Issue (i): whether set top boxes are goods and whether their deployment under the subscriber arrangement amounts to transfer of the right to use goods for consideration.
Analysis: The inclusive definition of sale under the State enactment was read with the constitutional concept of tax on transfer of the right to use goods. Set top boxes were held to fall within the statutory notion of goods, since they are movable devices used by subscribers to receive and control channels. The arrangement placed the equipment in the subscriber's premises and gave the subscriber effective user control, subject only to limited access for repair and inspection. Exclusive physical possession by the supplier was not required; what mattered was that the right to use the equipment stood transferred in substance. The Court therefore rejected the argument that the transaction was a mere service or bare licence.
Conclusion: The set top boxes were treated as goods and the subscriber arrangement was held to involve transfer of the right to use goods for consideration.
Issue (ii): whether the subscription or activation charges and the existence of service tax liability exclude levy of VAT on the sale element.
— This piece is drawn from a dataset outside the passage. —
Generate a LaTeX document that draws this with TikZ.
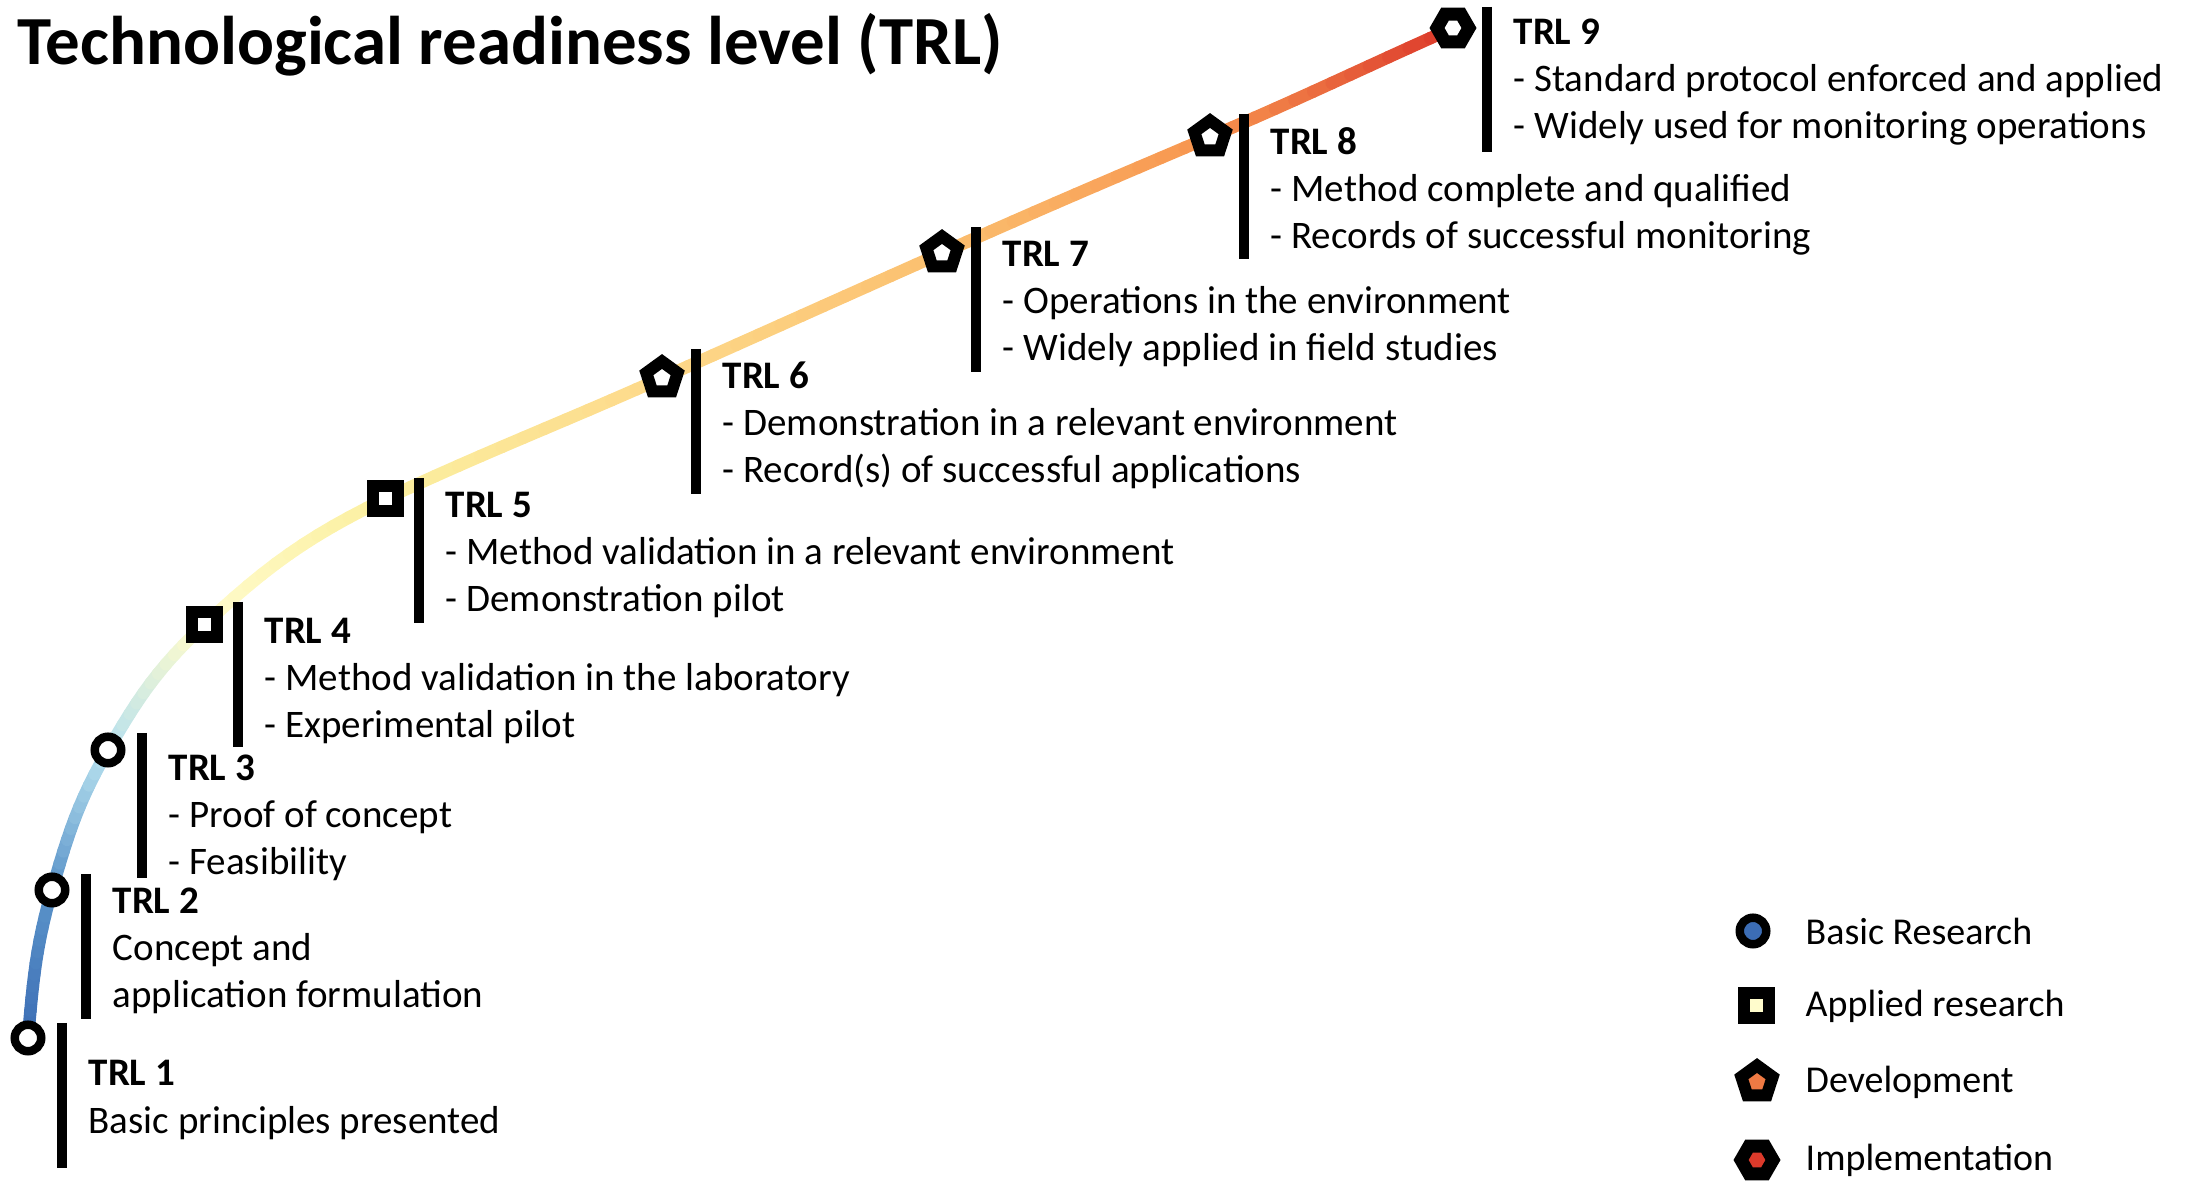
\documentclass[tikz,border=0pt]{standalone}
\usepackage{fontspec}
\setmainfont{Carlito}
\usetikzlibrary{shapes.geometric}
\definecolor{c1}{HTML}{3C6DB5}\definecolor{c2}{HTML}{5A93C9}\definecolor{c3}{HTML}{B6E0EE}
\definecolor{c4}{HTML}{FFFCCC}\definecolor{c5}{HTML}{FBEFA0}\definecolor{c6}{HTML}{FDD98A}
\definecolor{c7}{HTML}{FBC070}\definecolor{c8}{HTML}{F7954F}\definecolor{c9}{HTML}{DC3A2B}
\tikzset{
 mk/.style={draw=black,fill=white,inner sep=0pt,outer sep=0pt},
 rnd/.style={mk,circle,minimum size=0.265cm,line width=0.085cm},
 sqr/.style={mk,rectangle,minimum size=0.25cm,line width=0.12cm},
 pent/.style={mk,regular polygon,regular polygon sides=5,minimum size=0.33cm,line width=0.12cm},
 hexa/.style={mk,regular polygon,regular polygon sides=6,minimum size=0.32cm,line width=0.13cm},
 trail/.style={line width=0.125cm,line cap=round},
 bar/.style={line width=0.1cm},
 lvl/.style={anchor=west,inner sep=0pt,align=left,font=\fontsize{11.1}{13.4}\selectfont},
 leg/.style={anchor=west,inner sep=0pt,font=\fontsize{10.8}{13}\selectfont}
}
\begin{document}
\begin{tikzpicture}
 \useasboundingbox (0,0) rectangle (21.88,11.81);
 \node[anchor=base west,inner sep=0pt,font=\fontsize{19.6}{22}\selectfont\bfseries] (title) at (0.17,11.16) {Technological readiness level (TRL)};
 % points of the readiness path
 \coordinate (p1) at (0.28,1.43); \coordinate (p2) at (0.52,2.91); \coordinate (p3) at (1.08,4.31);
 \coordinate (p4) at (2.04,5.56); \coordinate (p5) at (3.85,6.82); \coordinate (p6) at (6.62,8.03);
 \coordinate (p7) at (9.42,9.28); \coordinate (p8) at (12.10,10.44); \coordinate (p9) at (14.53,11.53);
 \foreach \a/\b/\o/\i in {1/2/85/254,2/3/74/240,3/4/60/223,4/5/43/206,5/6/25/204,6/7/24/204,7/8/24/203,8/9/23/204}
  \foreach \k in {1,...,12} {
   \pgfmathsetmacro\s{(\k-1)/12} \pgfmathsetmacro\t{\k/12} \pgfmathtruncatemacro\pc{(\k-0.5)/12*100}
   \path (p\a) to[out=\o,in=\i] coordinate[pos=\s] (s) coordinate[pos=\t] (e) (p\b);
   \draw[trail,color=c\b!\pc!c\a] (s) -- (e);
  }
 % markers
 \node[rnd] (m1) at (p1) {}; \node[rnd] (m2) at (p2) {}; \node[rnd] (m3) at (p3) {};
 \node[sqr] (m4) at (p4) {}; \node[sqr] (m5) at (p5) {};
 \node[pent] (m6) at (p6) {}; \node[pent] (m7) at (p7) {}; \node[pent] (m8) at (p8) {};
 \node[hexa] (m9) at (p9) {};
 % bars and texts
 \foreach \n/\dy/\ty/\txt in {
  1/0.15/0.68/{Basic principles presented},
  2/0.16/0.68/{Concept and\\application formulation},
  3/0.17/0.60/{- Proof of concept\\- Feasibility},
  4/0.23/0.66/{- Method validation in the laboratory\\- Experimental pilot},
  5/0.21/0.68/{- Method validation in a relevant environment\\- Demonstration pilot},
  6/0.29/0.69/{- Demonstration in a relevant environment\\- Record(s) of successful applications},
  7/0.26/0.68/{- Operations in the environment\\- Widely applied in field studies},
  8/0.23/0.68/{- Method complete and qualified\\- Records of successful monitoring},
  9/0.21/0.70/{- Standard protocol enforced and applied\\- Widely used for monitoring operations}} {
  \coordinate (b\n) at ([shift={(0.34,\dy)}]p\n);
  \draw[bar] (b\n) -- ++(0,-1.45) coordinate (bb\n);
  \node[lvl] (t\n) at ([shift={(0.26,\ty)}]bb\n) {\textbf{TRL \n}\\\txt};
 }
 % legend
 \node[rnd,fill=c1] (l1) at (17.53,2.50) {}; \node[leg] (lt1) at (18.05,2.50) {Basic Research};
 \node[sqr,fill=c4] (l2) at (17.56,1.75) {}; \node[leg] (lt2) at (18.05,1.75) {Applied research};
 \node[pent,fill=c8!70!c9] (l3) at (17.57,0.99) {}; \node[leg] (lt3) at (18.05,0.99) {Development};
 \node[hexa,fill=c9] (l4) at (17.57,0.21) {}; \node[leg] (lt4) at (18.05,0.21) {Implementation};
\end{tikzpicture}
\end{document}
Analysis: The Court held that a composite arrangement may contain both service and sale elements, and the presence of service tax does not bar taxation of the sale component where that component is discernible. The consideration for the deemed sale was inferred from the contractual terms, including the charges linked to installation, activation and replacement or damage, read with the commercial reality that the cost of the equipment was embedded in the subscriber payments. The Court also accepted that a mere transfer of the right to use goods for consideration is sufficient and that actual sale or transfer of ownership is unnecessary.
Conclusion: The sale element was held taxable and the plea that service tax displaced VAT was rejected.
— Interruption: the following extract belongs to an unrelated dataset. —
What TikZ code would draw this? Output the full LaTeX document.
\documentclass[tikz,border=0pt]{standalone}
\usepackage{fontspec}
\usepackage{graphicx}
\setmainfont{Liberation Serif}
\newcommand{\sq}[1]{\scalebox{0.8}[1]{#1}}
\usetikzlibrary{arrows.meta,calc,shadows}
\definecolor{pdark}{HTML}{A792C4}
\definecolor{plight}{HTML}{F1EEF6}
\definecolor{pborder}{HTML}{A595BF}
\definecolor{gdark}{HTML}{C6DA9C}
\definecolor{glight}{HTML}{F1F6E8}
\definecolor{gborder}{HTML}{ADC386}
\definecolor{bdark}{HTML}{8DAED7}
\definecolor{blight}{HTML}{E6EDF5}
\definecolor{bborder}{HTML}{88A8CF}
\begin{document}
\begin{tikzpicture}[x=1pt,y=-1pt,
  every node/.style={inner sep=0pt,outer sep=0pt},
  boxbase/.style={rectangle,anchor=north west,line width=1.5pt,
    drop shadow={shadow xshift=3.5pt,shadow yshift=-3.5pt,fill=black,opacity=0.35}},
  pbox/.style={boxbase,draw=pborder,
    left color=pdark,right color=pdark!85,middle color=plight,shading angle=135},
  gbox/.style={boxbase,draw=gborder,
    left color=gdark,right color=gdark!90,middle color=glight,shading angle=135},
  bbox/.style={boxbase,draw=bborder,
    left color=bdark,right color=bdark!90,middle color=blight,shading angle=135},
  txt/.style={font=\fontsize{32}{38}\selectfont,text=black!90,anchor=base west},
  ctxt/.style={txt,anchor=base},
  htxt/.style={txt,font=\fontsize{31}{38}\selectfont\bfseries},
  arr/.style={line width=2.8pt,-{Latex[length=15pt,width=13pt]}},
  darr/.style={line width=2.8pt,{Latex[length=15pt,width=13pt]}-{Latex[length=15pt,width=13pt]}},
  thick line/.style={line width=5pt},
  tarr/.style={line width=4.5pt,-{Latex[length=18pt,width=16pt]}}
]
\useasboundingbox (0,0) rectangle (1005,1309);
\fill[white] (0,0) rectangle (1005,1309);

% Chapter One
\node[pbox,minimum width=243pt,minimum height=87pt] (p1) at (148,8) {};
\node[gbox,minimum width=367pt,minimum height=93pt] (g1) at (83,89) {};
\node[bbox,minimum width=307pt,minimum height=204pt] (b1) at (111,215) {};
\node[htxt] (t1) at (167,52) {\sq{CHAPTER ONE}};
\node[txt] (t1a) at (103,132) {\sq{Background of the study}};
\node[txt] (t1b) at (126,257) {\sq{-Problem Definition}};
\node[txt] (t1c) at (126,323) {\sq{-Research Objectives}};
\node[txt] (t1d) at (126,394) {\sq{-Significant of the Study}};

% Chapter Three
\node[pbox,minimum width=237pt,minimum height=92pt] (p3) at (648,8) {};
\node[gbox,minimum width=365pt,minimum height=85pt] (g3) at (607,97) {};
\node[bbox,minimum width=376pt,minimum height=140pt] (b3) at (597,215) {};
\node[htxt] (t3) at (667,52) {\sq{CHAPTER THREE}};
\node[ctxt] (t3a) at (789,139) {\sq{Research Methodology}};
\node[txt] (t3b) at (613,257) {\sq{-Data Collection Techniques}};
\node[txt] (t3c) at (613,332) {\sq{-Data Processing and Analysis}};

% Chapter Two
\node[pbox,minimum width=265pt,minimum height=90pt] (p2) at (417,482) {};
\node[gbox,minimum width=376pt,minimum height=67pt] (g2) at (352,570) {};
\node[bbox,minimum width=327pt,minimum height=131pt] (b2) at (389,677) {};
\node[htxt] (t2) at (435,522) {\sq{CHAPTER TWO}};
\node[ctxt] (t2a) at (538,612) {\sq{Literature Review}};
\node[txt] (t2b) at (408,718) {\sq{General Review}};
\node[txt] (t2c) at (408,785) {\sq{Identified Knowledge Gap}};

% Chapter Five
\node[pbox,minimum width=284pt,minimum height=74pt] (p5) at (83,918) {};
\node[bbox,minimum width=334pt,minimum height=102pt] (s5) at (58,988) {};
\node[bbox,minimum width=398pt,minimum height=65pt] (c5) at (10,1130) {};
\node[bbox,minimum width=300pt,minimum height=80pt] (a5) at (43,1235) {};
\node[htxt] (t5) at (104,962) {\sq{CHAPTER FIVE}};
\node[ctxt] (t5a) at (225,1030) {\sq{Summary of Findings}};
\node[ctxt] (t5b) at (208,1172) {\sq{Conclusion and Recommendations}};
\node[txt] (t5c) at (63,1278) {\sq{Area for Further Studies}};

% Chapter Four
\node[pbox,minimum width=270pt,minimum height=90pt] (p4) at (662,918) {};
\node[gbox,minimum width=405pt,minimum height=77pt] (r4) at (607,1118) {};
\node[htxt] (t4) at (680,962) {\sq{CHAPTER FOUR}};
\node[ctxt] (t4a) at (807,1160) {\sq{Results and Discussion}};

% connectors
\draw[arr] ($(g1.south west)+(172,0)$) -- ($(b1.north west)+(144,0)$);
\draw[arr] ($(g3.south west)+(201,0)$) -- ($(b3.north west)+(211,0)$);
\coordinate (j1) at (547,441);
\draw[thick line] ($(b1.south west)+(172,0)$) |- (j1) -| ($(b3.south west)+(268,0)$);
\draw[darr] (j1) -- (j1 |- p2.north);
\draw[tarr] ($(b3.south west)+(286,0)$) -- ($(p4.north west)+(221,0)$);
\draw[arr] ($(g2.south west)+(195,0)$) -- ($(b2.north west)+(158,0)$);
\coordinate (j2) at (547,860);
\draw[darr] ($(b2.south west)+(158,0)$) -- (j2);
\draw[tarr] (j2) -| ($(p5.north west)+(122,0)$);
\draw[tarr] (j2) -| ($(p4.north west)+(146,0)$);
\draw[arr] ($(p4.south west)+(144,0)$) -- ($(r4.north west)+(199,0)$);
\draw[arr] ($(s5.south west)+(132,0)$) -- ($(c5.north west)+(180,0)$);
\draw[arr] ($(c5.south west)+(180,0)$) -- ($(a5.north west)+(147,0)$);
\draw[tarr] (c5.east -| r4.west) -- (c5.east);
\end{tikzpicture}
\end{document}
Issue (iii): whether the notification issued under the Karnataka Goods and Services Tax Act, 2017 could be treated as invalid for want of retrospective power.
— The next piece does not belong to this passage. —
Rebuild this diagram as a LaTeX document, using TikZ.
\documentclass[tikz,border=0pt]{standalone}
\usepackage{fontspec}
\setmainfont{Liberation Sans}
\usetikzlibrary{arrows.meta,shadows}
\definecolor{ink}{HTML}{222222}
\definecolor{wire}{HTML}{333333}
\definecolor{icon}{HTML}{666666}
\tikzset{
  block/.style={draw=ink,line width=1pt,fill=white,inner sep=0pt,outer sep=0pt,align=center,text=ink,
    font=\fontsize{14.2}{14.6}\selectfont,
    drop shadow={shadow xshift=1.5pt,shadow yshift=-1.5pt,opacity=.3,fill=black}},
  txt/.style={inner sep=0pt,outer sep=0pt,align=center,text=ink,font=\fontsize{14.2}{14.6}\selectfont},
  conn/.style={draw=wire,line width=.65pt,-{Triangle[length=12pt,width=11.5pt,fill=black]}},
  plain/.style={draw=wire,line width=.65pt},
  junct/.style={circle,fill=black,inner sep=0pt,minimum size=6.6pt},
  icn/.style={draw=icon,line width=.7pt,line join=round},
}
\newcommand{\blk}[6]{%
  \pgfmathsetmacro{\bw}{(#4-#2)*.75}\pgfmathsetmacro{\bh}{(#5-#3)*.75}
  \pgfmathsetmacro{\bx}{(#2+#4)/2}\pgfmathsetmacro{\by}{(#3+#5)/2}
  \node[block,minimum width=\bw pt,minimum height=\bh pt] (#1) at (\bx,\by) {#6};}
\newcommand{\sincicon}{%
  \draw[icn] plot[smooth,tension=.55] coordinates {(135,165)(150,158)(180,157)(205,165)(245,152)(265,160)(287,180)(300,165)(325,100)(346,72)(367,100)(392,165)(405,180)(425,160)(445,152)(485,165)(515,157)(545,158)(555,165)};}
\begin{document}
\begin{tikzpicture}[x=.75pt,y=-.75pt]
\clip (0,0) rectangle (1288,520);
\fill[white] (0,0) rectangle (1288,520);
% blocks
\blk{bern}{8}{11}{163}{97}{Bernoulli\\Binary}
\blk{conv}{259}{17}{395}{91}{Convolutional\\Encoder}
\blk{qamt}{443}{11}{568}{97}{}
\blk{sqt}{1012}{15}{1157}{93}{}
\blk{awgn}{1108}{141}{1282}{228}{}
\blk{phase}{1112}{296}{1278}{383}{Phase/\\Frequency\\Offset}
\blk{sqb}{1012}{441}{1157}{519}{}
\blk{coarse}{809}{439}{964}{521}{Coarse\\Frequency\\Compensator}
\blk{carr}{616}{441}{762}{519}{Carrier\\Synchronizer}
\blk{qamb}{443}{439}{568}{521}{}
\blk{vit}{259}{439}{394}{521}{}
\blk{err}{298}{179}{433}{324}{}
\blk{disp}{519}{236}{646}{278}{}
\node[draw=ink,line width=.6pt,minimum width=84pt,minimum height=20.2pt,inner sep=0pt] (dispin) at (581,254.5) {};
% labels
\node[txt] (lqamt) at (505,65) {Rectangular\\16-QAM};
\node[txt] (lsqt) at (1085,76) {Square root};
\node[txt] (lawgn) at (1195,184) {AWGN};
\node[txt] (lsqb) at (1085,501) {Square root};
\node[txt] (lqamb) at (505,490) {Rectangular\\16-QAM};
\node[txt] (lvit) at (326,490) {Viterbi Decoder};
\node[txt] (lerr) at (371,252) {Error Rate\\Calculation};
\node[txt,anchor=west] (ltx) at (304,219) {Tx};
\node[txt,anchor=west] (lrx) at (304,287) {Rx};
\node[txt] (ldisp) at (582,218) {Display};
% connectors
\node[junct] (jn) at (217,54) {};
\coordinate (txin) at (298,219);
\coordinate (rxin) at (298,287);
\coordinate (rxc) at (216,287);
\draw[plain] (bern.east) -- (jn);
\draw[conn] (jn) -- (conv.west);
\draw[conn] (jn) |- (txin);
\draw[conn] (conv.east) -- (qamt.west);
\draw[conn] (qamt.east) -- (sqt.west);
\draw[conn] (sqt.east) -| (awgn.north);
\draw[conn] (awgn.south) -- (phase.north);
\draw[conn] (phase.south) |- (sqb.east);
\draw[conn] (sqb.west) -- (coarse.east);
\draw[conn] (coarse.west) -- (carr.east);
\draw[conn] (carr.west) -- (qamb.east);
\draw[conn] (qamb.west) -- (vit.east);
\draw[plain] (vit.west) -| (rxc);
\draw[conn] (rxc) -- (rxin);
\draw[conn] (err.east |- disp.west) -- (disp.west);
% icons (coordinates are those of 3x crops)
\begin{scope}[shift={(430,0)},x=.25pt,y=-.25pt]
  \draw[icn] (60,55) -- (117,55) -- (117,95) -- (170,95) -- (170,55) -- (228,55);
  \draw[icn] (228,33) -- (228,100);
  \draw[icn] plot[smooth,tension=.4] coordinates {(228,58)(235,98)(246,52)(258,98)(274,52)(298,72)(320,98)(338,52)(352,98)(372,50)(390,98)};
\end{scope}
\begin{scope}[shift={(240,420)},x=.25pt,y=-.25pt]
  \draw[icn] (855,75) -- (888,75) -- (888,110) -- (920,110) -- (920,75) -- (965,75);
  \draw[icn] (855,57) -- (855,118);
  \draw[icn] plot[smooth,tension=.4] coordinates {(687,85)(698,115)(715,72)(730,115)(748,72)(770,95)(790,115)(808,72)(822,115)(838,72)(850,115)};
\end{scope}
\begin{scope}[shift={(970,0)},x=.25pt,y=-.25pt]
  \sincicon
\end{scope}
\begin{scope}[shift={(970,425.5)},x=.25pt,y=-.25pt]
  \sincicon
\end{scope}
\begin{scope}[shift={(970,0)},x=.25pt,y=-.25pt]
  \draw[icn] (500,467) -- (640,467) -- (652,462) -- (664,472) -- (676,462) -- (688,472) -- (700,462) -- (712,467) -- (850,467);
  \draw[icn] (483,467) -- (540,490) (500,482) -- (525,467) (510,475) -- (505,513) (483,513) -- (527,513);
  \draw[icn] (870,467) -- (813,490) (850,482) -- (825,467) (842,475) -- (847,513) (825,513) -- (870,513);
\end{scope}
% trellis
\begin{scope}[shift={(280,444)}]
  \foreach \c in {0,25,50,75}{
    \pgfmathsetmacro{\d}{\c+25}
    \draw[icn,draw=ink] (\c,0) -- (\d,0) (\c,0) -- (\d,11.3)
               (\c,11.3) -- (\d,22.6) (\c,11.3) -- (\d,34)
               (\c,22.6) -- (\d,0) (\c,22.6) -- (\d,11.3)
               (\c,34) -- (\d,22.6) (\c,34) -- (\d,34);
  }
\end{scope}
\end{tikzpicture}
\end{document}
Analysis: The repealing and saving scheme of the 2017 enactment was construed to preserve pending and completed proceedings under the repealed regime. The enabling provision for notifications was read together with the rule-making and saving provisions, and the Court found no statutory vacuum during the transition. The notification was therefore not treated as defeating the continuing liability or rendering the assessment orders non est.
Conclusion: The challenge to the notification and the transition-period levy failed.
Final Conclusion: The writ petitions were held to be devoid of merit, and the tax demands founded on the transfer of the right to use set top boxes were sustained.
Ratio Decidendi: A transaction amounts to a deemed sale when goods are placed under the effective control of the user for consideration, and a composite contract may be taxed on its sale element even if service aspects are separately taxed.